[Exercise prompt]: Copy out the material below in full, but not its images.

[Source material]:
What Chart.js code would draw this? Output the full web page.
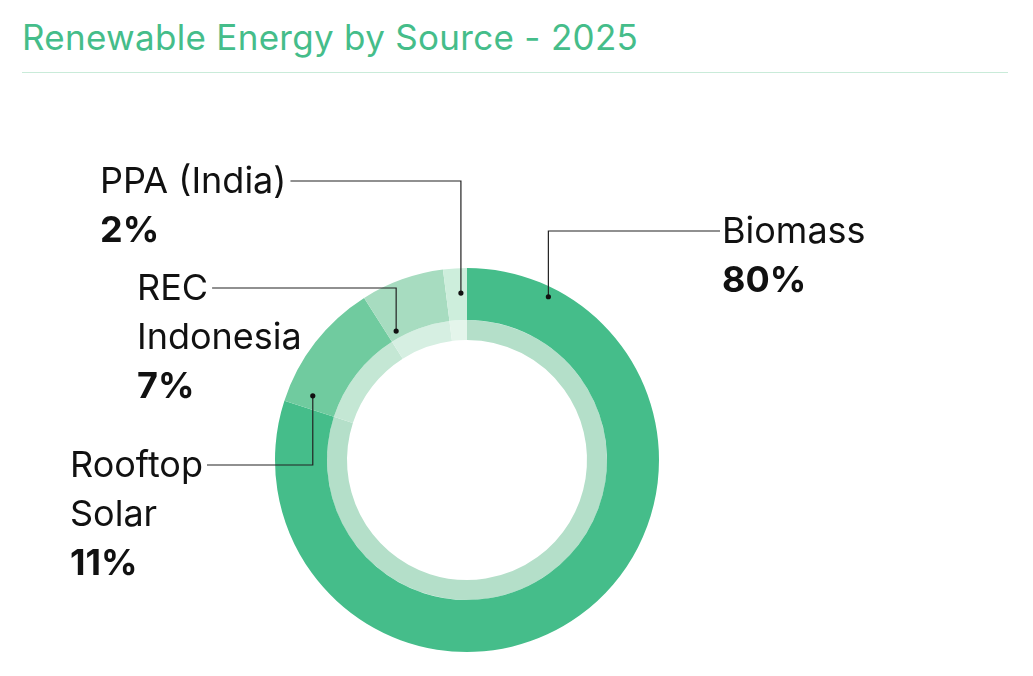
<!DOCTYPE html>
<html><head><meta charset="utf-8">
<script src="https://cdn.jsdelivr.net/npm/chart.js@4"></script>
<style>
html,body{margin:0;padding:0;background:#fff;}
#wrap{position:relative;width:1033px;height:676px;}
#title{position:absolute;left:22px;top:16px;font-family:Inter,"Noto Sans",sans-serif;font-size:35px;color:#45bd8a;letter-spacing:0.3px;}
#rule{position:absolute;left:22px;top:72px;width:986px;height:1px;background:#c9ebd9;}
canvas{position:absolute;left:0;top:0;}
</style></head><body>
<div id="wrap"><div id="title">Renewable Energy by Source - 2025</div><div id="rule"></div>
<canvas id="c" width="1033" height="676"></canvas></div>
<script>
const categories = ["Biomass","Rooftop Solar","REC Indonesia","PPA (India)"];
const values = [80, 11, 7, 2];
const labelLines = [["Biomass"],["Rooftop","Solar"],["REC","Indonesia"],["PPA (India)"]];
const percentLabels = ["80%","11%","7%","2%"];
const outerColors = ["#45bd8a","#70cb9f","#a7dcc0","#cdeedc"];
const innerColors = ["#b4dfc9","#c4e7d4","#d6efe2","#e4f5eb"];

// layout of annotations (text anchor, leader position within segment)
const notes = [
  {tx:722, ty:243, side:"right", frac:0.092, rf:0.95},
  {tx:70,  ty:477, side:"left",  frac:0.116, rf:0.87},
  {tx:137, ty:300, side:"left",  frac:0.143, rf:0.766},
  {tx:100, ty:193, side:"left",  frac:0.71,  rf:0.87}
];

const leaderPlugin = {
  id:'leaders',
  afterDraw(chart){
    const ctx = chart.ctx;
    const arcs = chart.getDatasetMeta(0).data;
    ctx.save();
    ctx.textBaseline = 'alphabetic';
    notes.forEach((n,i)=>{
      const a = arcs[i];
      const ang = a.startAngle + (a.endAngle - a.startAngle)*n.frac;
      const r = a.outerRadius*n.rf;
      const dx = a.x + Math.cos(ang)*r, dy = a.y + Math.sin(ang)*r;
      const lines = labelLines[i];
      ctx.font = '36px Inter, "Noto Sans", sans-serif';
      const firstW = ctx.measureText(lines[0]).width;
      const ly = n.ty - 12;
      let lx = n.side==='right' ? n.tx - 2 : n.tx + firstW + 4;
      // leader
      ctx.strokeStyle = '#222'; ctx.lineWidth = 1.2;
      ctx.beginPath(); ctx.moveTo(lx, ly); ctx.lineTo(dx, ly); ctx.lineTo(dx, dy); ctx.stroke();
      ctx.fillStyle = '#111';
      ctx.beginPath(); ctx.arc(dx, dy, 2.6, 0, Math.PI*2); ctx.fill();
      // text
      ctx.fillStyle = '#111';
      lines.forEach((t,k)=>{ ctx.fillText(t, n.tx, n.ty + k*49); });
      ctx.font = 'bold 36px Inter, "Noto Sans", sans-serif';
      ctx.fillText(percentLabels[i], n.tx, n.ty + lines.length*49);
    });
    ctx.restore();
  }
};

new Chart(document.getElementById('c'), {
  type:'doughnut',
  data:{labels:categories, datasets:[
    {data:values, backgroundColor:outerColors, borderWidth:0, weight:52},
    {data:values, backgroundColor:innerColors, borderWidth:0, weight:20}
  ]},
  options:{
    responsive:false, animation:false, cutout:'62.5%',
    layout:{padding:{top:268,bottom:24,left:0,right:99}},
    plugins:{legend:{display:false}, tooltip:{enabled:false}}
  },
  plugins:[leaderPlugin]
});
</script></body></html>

[Task result]:
What Chart.js code would draw this? Output the full web page.
<!DOCTYPE html>
<html><head><meta charset="utf-8">
<script src="https://cdn.jsdelivr.net/npm/chart.js@4"></script>
<style>
html,body{margin:0;padding:0;background:#fff;}
#wrap{position:relative;width:1033px;height:676px;}
#title{position:absolute;left:22px;top:16px;font-family:Inter,"Noto Sans",sans-serif;font-size:35px;color:#45bd8a;letter-spacing:0.3px;}
#rule{position:absolute;left:22px;top:72px;width:986px;height:1px;background:#c9ebd9;}
canvas{position:absolute;left:0;top:0;}
</style></head><body>
<div id="wrap"><div id="title">Renewable Energy by Source - 2025</div><div id="rule"></div>
<canvas id="c" width="1033" height="676"></canvas></div>
<script>
const categories = ["Biomass","Rooftop Solar","REC Indonesia","PPA (India)"];
const values = [80, 11, 7, 2];
const labelLines = [["Biomass"],["Rooftop","Solar"],["REC","Indonesia"],["PPA (India)"]];
const percentLabels = ["80%","11%","7%","2%"];
const outerColors = ["#45bd8a","#70cb9f","#a7dcc0","#cdeedc"];
const innerColors = ["#b4dfc9","#c4e7d4","#d6efe2","#e4f5eb"];

// layout of annotations (text anchor, leader position within segment)
const notes = [
  {tx:722, ty:243, side:"right", frac:0.092, rf:0.95},
  {tx:70,  ty:477, side:"left",  frac:0.116, rf:0.87},
  {tx:137, ty:300, side:"left",  frac:0.143, rf:0.766},
  {tx:100, ty:193, side:"left",  frac:0.71,  rf:0.87}
];

const leaderPlugin = {
  id:'leaders',
  afterDraw(chart){
    const ctx = chart.ctx;
    const arcs = chart.getDatasetMeta(0).data;
    ctx.save();
    ctx.textBaseline = 'alphabetic';
    notes.forEach((n,i)=>{
      const a = arcs[i];
      const ang = a.startAngle + (a.endAngle - a.startAngle)*n.frac;
      const r = a.outerRadius*n.rf;
      const dx = a.x + Math.cos(ang)*r, dy = a.y + Math.sin(ang)*r;
      const lines = labelLines[i];
      ctx.font = '36px Inter, "Noto Sans", sans-serif';
      const firstW = ctx.measureText(lines[0]).width;
      const ly = n.ty - 12;
      let lx = n.side==='right' ? n.tx - 2 : n.tx + firstW + 4;
      // leader
      ctx.strokeStyle = '#222'; ctx.lineWidth = 1.2;
      ctx.beginPath(); ctx.moveTo(lx, ly); ctx.lineTo(dx, ly); ctx.lineTo(dx, dy); ctx.stroke();
      ctx.fillStyle = '#111';
      ctx.beginPath(); ctx.arc(dx, dy, 2.6, 0, Math.PI*2); ctx.fill();
      // text
      ctx.fillStyle = '#111';
      lines.forEach((t,k)=>{ ctx.fillText(t, n.tx, n.ty + k*49); });
      ctx.font = 'bold 36px Inter, "Noto Sans", sans-serif';
      ctx.fillText(percentLabels[i], n.tx, n.ty + lines.length*49);
    });
    ctx.restore();
  }
};

new Chart(document.getElementById('c'), {
  type:'doughnut',
  data:{labels:categories, datasets:[
    {data:values, backgroundColor:outerColors, borderWidth:0, weight:52},
    {data:values, backgroundColor:innerColors, borderWidth:0, weight:20}
  ]},
  options:{
    responsive:false, animation:false, cutout:'62.5%',
    layout:{padding:{top:268,bottom:24,left:0,right:99}},
    plugins:{legend:{display:false}, tooltip:{enabled:false}}
  },
  plugins:[leaderPlugin]
});
</script></body></html>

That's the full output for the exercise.